The pandemic has changed the way everyone in the team has had to work, but Mel says in some ways it has created new opportunities.

“When lockdown begun our inpatient staff were redeployed to other teams to help care for more people in their own homes. Some of these staff joined the Single Point of Care. This meant we could extend our hours from eight hours a day Monday to Friday to 13 hours a day, seven days a week, provide expert palliative care advice to patients and health care professionals over the phone and use video consultations too, which provides a more personal connection with patients.

“We know that Covid-19 won’t go away quickly, so the way that the whole team has and continues to embrace working differently has been phenomenal.  We have all joined together to make sure patients are cared for, are not isolated, and have the information and tools they need to remain in control.

“Most of all, we’ve been able to demystify what Prospect Hospice is. It’s not just a building, it’s a relationship patients can have with specialists they know and trust – it’s part of the fabric of our community.”

Mel Buckley

What made you go into end-of-life care?

Fate, chance, destiny…. When I was in senior school my grandfather was in Prospect Hospice which was then situated in the Victoria Hospital on Okus Road, and I used to slip out of school and visit him at lunchtime. I hadn’t told my family what I was doing, and they only heard about it when the head of my house, Mr Nichols, raised it and asked why I was always disappearing and late back from lunch.

That must have had an impact on me, and though I first became an intensive care nurse, whilst living in Cornwall I moved over to a hospice there, and loved the work.
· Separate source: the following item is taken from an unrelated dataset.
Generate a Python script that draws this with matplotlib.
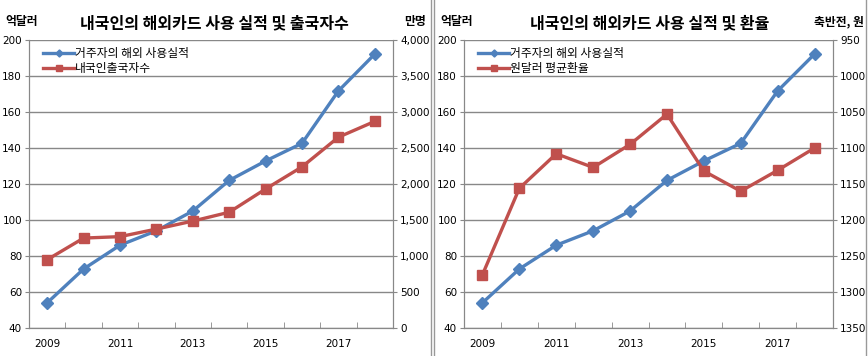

It reminded me why I had come into nursing.  When I applied to work at Prospect Hospice, the nurse who interviewed me recognized me from my lunchtime visits to my grandfather!

I have the best job in the world. I get the gift of meeting amazing people, listen to stories of their lives, and I am able to walk alongside them at the most difficult of times and hopefully help to make a difference. Bearing witness is very special, in fact it’s a privilege.  How someone dies lives on for those who are left behind – I know this personally, and professionally, so wanting to help someone have a good death feels like the most natural thing in the world to me.  You only get one chance to get it right and I wouldn’t want to do anything else. I am where I’m meant to be.”